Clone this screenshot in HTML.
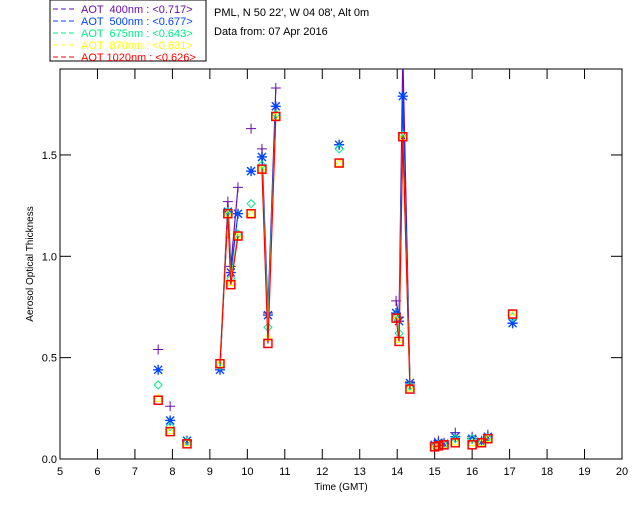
<!DOCTYPE html>
<html><head><meta charset="utf-8"><style>
body{margin:0;background:#fff;width:640px;height:512px;overflow:hidden}
svg text{font-family:"Liberation Sans",sans-serif;font-size:11px}
</style></head><body>
<svg id="chart" width="640" height="512" xmlns="http://www.w3.org/2000/svg">
<rect x="50" y="0" width="156" height="61" fill="#fff" stroke="#000"/>
<g id="legend"></g>
<text x="214" y="16" fill="#000">PML, N 50 22', W 04 08', Alt 0m</text>
<text x="214" y="35" fill="#000">Data from: 07 Apr 2016</text>
<g id="axes"></g>
<g id="plot"></g>
<text x="341" y="490" text-anchor="middle" style="font-size:10px">Time (GMT)</text>
<text transform="translate(33,264) rotate(-90)" text-anchor="middle" style="font-size:10px">Aerosol Optical Thickness</text>
</svg>
<script>
const times=[7.62,7.94,8.39,9.27,9.48,9.56,9.75,10.1,10.39,10.55,10.76,12.45,13.97,14.05,14.15,14.34,15.0,15.1,15.25,15.55,16.0,16.25,16.42,17.08];
const aot400=[0.54,0.26,0.09,0.45,1.27,0.95,1.34,1.63,1.53,0.72,1.83,1.55,0.78,0.7,2.0,0.38,0.08,0.09,0.08,0.13,0.11,0.09,0.12,0.67];
const aot500=[0.44,0.19,0.09,0.44,1.22,0.92,1.21,1.42,1.49,0.71,1.74,1.55,0.72,0.68,1.79,0.375,0.07,0.08,0.075,0.11,0.1,0.085,0.11,0.67];
const aot675=[0.365,0.16,0.085,0.46,1.22,0.89,1.11,1.26,1.45,0.65,1.7,1.53,0.7,0.62,1.6,0.36,0.065,0.07,0.07,0.1,0.1,0.08,0.105,0.7];
const aot870=[0.3,0.14,0.08,0.47,1.21,0.87,1.1,1.21,1.43,0.6,1.69,1.46,0.69,0.59,1.59,0.35,0.06,0.065,0.07,0.085,0.08,0.08,0.1,0.71];
const aot1020=[0.29,0.135,0.075,0.47,1.21,0.86,1.1,1.21,1.43,0.57,1.69,1.46,0.695,0.58,1.59,0.345,0.06,0.065,0.07,0.08,0.07,0.08,0.1,0.715];
const seriesNames=["400nm","500nm","675nm","870nm","1020nm"];
const seriesMeans=["0.717","0.677","0.643","0.631","0.626"];
const xTicks=[5,6,7,8,9,10,11,12,13,14,15,16,17,18,19,20];
const yTicks=[0.0,0.5,1.0,1.5];

const NS="http://www.w3.org/2000/svg";
const L=60,R=622,T=69,B=459,XMIN=5,XMAX=20,YMAX=1.924;
const sx=v=>L+(v-XMIN)/(XMAX-XMIN)*(R-L);
const sy=v=>B-v/YMAX*(B-T);
function mk(tag,attrs,parent){const e=document.createElementNS(NS,tag);for(const k in attrs)e.setAttribute(k,attrs[k]);parent.appendChild(e);return e;}
const colors=["#6a0dad","#0044ff","#00ee88","#ffff00","#ff0000"];
const data=[aot400,aot500,aot675,aot870,aot1020];

const lg=document.getElementById('legend');
seriesNames.forEach((n,i)=>{
  const y=9+i*12;
  const ln=mk('line',{x1:53,x2:76,y1:y,y2:y,stroke:colors[i],'stroke-dasharray':'5,3'},lg);
  
  
  const t=mk('text',{x:81,y:y+4,fill:colors[i]},lg);
  t.textContent='AOT '+(n.length<6?' ':'')+n+' : <'+seriesMeans[i]+'>';
  t.style.whiteSpace='pre';
  
  
});

const ax=document.getElementById('axes');
const frame=mk('rect',{x:L,y:T,width:R-L,height:B-T,fill:'none',stroke:'#000'},ax);


xTicks.forEach(v=>{
  const x=sx(v);
  mk('line',{x1:x,x2:x,y1:B,y2:B-10,stroke:'#000'},ax);
  mk('line',{x1:x,x2:x,y1:T,y2:T+10,stroke:'#000'},ax);
  const t=mk('text',{x:x,y:B+16,'text-anchor':'middle'},ax);
  t.textContent=v;
  
  
});
yTicks.forEach(v=>{
  const y=sy(v);
  mk('line',{x1:L,x2:L+11,y1:y,y2:y,stroke:'#000'},ax);
  mk('line',{x1:R,x2:R-11,y1:y,y2:y,stroke:'#000'},ax);
  const t=mk('text',{x:L-3,y:y+4,'text-anchor':'end'},ax);
  t.textContent=v.toFixed(1);
  
  
});

const pl=document.getElementById('plot');
mk('clipPath',{id:'clp'},pl);
mk('rect',{x:L,y:T,width:R-L,height:B-T},document.getElementById('clp'));
data.forEach((vals,i)=>{
  const g=mk('g',{'clip-path':'url(#clp)'},pl);
  
  
  const c=colors[i];
  for(let k=1;k<times.length;k++){
    if(times[k]-times[k-1]<0.22){
      const s=mk('line',{x1:sx(times[k-1]),y1:sy(vals[k-1]),x2:sx(times[k]),y2:sy(vals[k]),stroke:c,'stroke-width':1.2},g);
      
      
    }
  }
  times.forEach((t,k)=>{
    const x=sx(t),y=sy(vals[k]);let m;
    if(i===0){m=mk('path',{d:`M${x-5},${y}H${x+5}M${x},${y-5}V${y+5}`,stroke:c,fill:'none'},g);}
    else if(i===1){m=mk('path',{d:`M${x-5},${y}H${x+5}M${x},${y-5}V${y+5}M${x-4},${y-4}L${x+4},${y+4}M${x-4},${y+4}L${x+4},${y-4}`,stroke:c,fill:'none','stroke-width':1.4},g);}
    else if(i===2){m=mk('path',{d:`M${x},${y-4}L${x+4},${y}L${x},${y+4}L${x-4},${y}Z`,stroke:c,fill:'none'},g);}
    else if(i===3){m=mk('path',{d:`M${x},${y-4}L${x+4},${y+3}L${x-4},${y+3}Z`,stroke:c,fill:'none'},g);}
    else {m=mk('rect',{x:x-4,y:y-4,width:8,height:8,stroke:c,fill:'none','stroke-width':1.5},g);}
    
    
  });
});
</script>
</body></html>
________
• _WORK TO COMPLETE_
Set the lines above down again, word for word, from the first through the one containing "const yTicks=[0.0,0.5,1.0,1.5];"; pictures excluded.

• _ANSWER TO THE PROBLEM_
Clone this screenshot in HTML.
<!DOCTYPE html>
<html><head><meta charset="utf-8"><style>
body{margin:0;background:#fff;width:640px;height:512px;overflow:hidden}
svg text{font-family:"Liberation Sans",sans-serif;font-size:11px}
</style></head><body>
<svg id="chart" width="640" height="512" xmlns="http://www.w3.org/2000/svg">
<rect x="50" y="0" width="156" height="61" fill="#fff" stroke="#000"/>
<g id="legend"></g>
<text x="214" y="16" fill="#000">PML, N 50 22', W 04 08', Alt 0m</text>
<text x="214" y="35" fill="#000">Data from: 07 Apr 2016</text>
<g id="axes"></g>
<g id="plot"></g>
<text x="341" y="490" text-anchor="middle" style="font-size:10px">Time (GMT)</text>
<text transform="translate(33,264) rotate(-90)" text-anchor="middle" style="font-size:10px">Aerosol Optical Thickness</text>
</svg>
<script>
const times=[7.62,7.94,8.39,9.27,9.48,9.56,9.75,10.1,10.39,10.55,10.76,12.45,13.97,14.05,14.15,14.34,15.0,15.1,15.25,15.55,16.0,16.25,16.42,17.08];
const aot400=[0.54,0.26,0.09,0.45,1.27,0.95,1.34,1.63,1.53,0.72,1.83,1.55,0.78,0.7,2.0,0.38,0.08,0.09,0.08,0.13,0.11,0.09,0.12,0.67];
const aot500=[0.44,0.19,0.09,0.44,1.22,0.92,1.21,1.42,1.49,0.71,1.74,1.55,0.72,0.68,1.79,0.375,0.07,0.08,0.075,0.11,0.1,0.085,0.11,0.67];
const aot675=[0.365,0.16,0.085,0.46,1.22,0.89,1.11,1.26,1.45,0.65,1.7,1.53,0.7,0.62,1.6,0.36,0.065,0.07,0.07,0.1,0.1,0.08,0.105,0.7];
const aot870=[0.3,0.14,0.08,0.47,1.21,0.87,1.1,1.21,1.43,0.6,1.69,1.46,0.69,0.59,1.59,0.35,0.06,0.065,0.07,0.085,0.08,0.08,0.1,0.71];
const aot1020=[0.29,0.135,0.075,0.47,1.21,0.86,1.1,1.21,1.43,0.57,1.69,1.46,0.695,0.58,1.59,0.345,0.06,0.065,0.07,0.08,0.07,0.08,0.1,0.715];
const seriesNames=["400nm","500nm","675nm","870nm","1020nm"];
const seriesMeans=["0.717","0.677","0.643","0.631","0.626"];
const xTicks=[5,6,7,8,9,10,11,12,13,14,15,16,17,18,19,20];
const yTicks=[0.0,0.5,1.0,1.5];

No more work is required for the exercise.